Japanese Chinese cuisine or Chūka is a style of Japanese cuisine served by Chinese restaurants popularized in Japan in the late 19th century and more recent times. This style of food is different from modern Chinatown Chinese food in Japan which is considered "authentic Chinese food", e.g. Yokohama Chinatown. The Shippoku style of cooking displays heavy influence from Chinese cuisine. Many of these Chinese dishes were introduced to Japan by Chinese immigrants, others were brought in by returning Japanese soldiers from the Japanese invasion and colonization of China.

Overview 
 is the adjective for Japanese style "Chinese" dishes, or the restaurants in Japan which serve them. Chuka dishes originated in China, but have become modified over the years to suit Japanese taste, often with Japanese or even Western foods. Japanese cooking styles have been added, such as in the case of miso-ramen.  In other cases, only the noodles are "Chinese", as in the case of hiyashi chūka, which was invented in Sendai in 1937, and uses Western food influences such as sliced cured ham.

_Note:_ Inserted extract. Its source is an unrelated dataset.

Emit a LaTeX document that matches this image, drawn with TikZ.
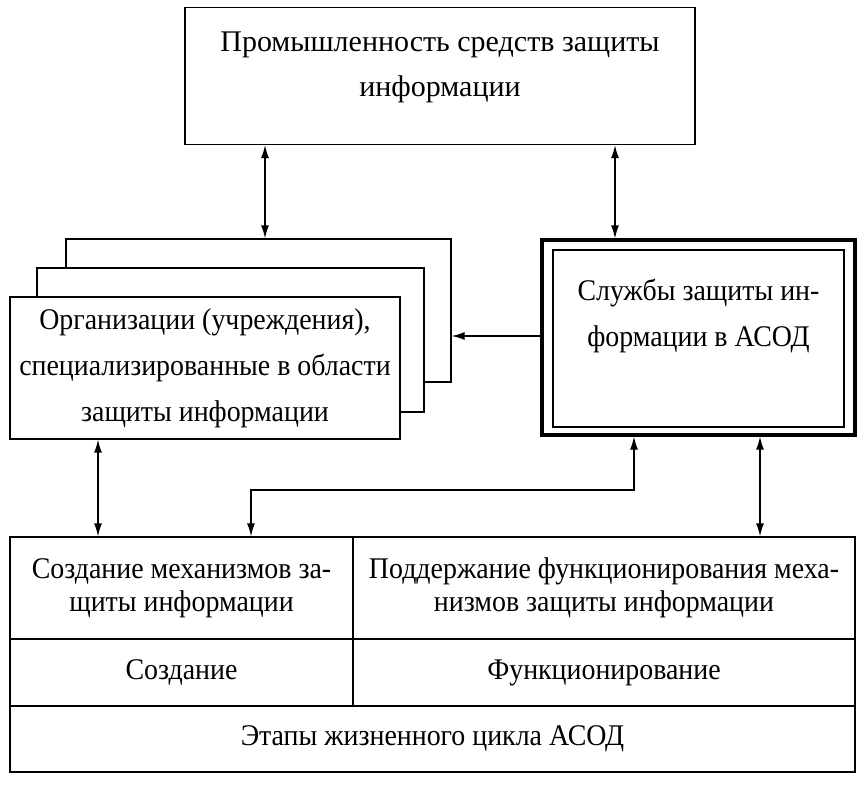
\documentclass[tikz,border=0pt]{standalone}
\usepackage{fontspec}
\setmainfont{Liberation Serif}
\newfontfamily\narrowserif{Liberation Serif}[FakeStretch=0.93]
\usetikzlibrary{arrows.meta,calc}

\tikzset{
  box/.style={draw, line width=1.3pt, fill=white, inner sep=0pt, align=center},
  txt/.style={align=center, inner sep=0pt, font=\narrowserif\fontsize{30}{46}\selectfont},
  cell/.style={box, font=\narrowserif\fontsize{30}{33}\selectfont},
  link/.style={line width=1.4pt, {Latex[length=13pt,width=8pt]}-{Latex[length=13pt,width=8pt]}},
  feed/.style={line width=1.4pt, -{Latex[length=13pt,width=8pt]}},
}

\begin{document}
\begin{tikzpicture}[x=1pt, y=-1pt]
\useasboundingbox (0,0) rectangle (868,786);
% industry box
\node[box, minimum width=510pt, minimum height=137pt] (prom) at (440,76) {};
\node[txt, font=\fontsize{30}{45}\selectfont] (promtext) at ([yshift=9pt]prom.center)
    {Промышленность средств защиты\\информации};
% stack of organisations, back to front
\node[box, minimum width=385pt, minimum height=143pt] (orgback) at (258.5,310.5) {};
\node[box, minimum width=387pt, minimum height=144pt] (orgmid) at (230.5,340) {};
\node[box, minimum width=390pt, minimum height=142pt] (org) at (205,368) {};
\node[txt] (orgtext) at (org.center)
    {Организации (учреждения),\\специализированные в области\\защиты информации};
% services, double frame
\node[box, line width=3.2pt, minimum width=313pt, minimum height=195pt] (sluzh) at (698.5,337.5) {};
\node[box, minimum width=291pt, minimum height=177pt] (sluzhin) at (698.5,338.5) {};
\node[txt] (sluzhtext) at ([yshift=22pt]sluzh.center)
    {Службы защиты ин-\\формации в АСОД};
% life cycle table
\node[cell, minimum width=343pt, minimum height=102pt] (create) at (181.5,588)
    {Создание механизмов за-\\щиты информации};
\node[cell, minimum width=502pt, minimum height=102pt] (support) at (604,588)
    {Поддержание функционирования меха-\\низмов защиты информации};
\node[cell, minimum width=343pt, minimum height=67pt] (stagea) at (181.5,672.5) {Создание};
\node[cell, minimum width=502pt, minimum height=67pt] (stageb) at (604,672.5) {Функционирование};
\node[cell, minimum width=845pt, minimum height=66pt] (cycle) at (432.5,739)
    {Этапы жизненного цикла АСОД};
% connectors
\coordinate (ua) at (265,0);
\coordinate (ub) at (615,0);
\coordinate (uc) at (0,336);
\coordinate (ud) at (98,0);
\coordinate (ue) at (634,0);
\coordinate (uf) at (760,0);
\coordinate (bend) at (251,490);
\draw[link] (prom.south -| ua) -- (orgback.north -| ua);
\draw[link] (prom.south -| ub) -- (sluzh.north -| ub);
\draw[feed] (sluzh.west |- uc) -- (orgback.east |- uc);
\draw[link] (org.south -| ud) -- (create.north -| ud);
\draw[link] (sluzh.south -| ue) |- (bend) -- (create.north -| bend);
\draw[link] (sluzh.south -| uf) -- (support.north -| uf);
\end{tikzpicture}
\end{document}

As meat (other than fish) was not common in Japanese cooking until recently, many meat dishes, particularly pork dishes, are of Chinese origin or influence.

Though formerly Chinese cuisine would have been primarily available in Chinatowns such as those in port cities of Kobe, Nagasaki, or Yokohama, and a number of the dishes are considered meibutsu (regional specialties) of these cities, Japanese-style Chinese cuisine is now commonly available all over Japan.  As Japanese restaurants are often specialized to offer only one sort of dish, cuisine is focused primarily on dishes found within three distinct types of restaurants: Ramen restaurants, Dim sum houses, and standard Chinese-style restaurants.

Ramen
Ramen (拉麵）(ラーメン), a dish of noodles in broth, usually with meat and vegetable toppings, is occasionally referred to as Chuka Soba (中華そば, lit. "Chinese noodles.") In Japan, ramen is one of the most popular fast-food options. Though every Japanese city has numerous inexpensive ramen restaurants specializing in these noodles, numerous varieties of instant ramen (much like the Japanese equivalent of the frozen TV dinner) are available. The ramen primarily derives from the noodle soups of noodles in Cantonese cuisine but these noodles have changed much since their origin in China. Four main types of ramen are widely available in Japan: shio ("salt"), shōyu ("soy sauce"), tonkotsu ("pork bone") and miso ("soybean paste"). While the toppings used in ramen are generalized based on the broth type, this can vary from shop to shop. As complements to the noodles, ramen restaurants also commonly offer Japanese-style fried rice and gyoza (pan-fried dumplings).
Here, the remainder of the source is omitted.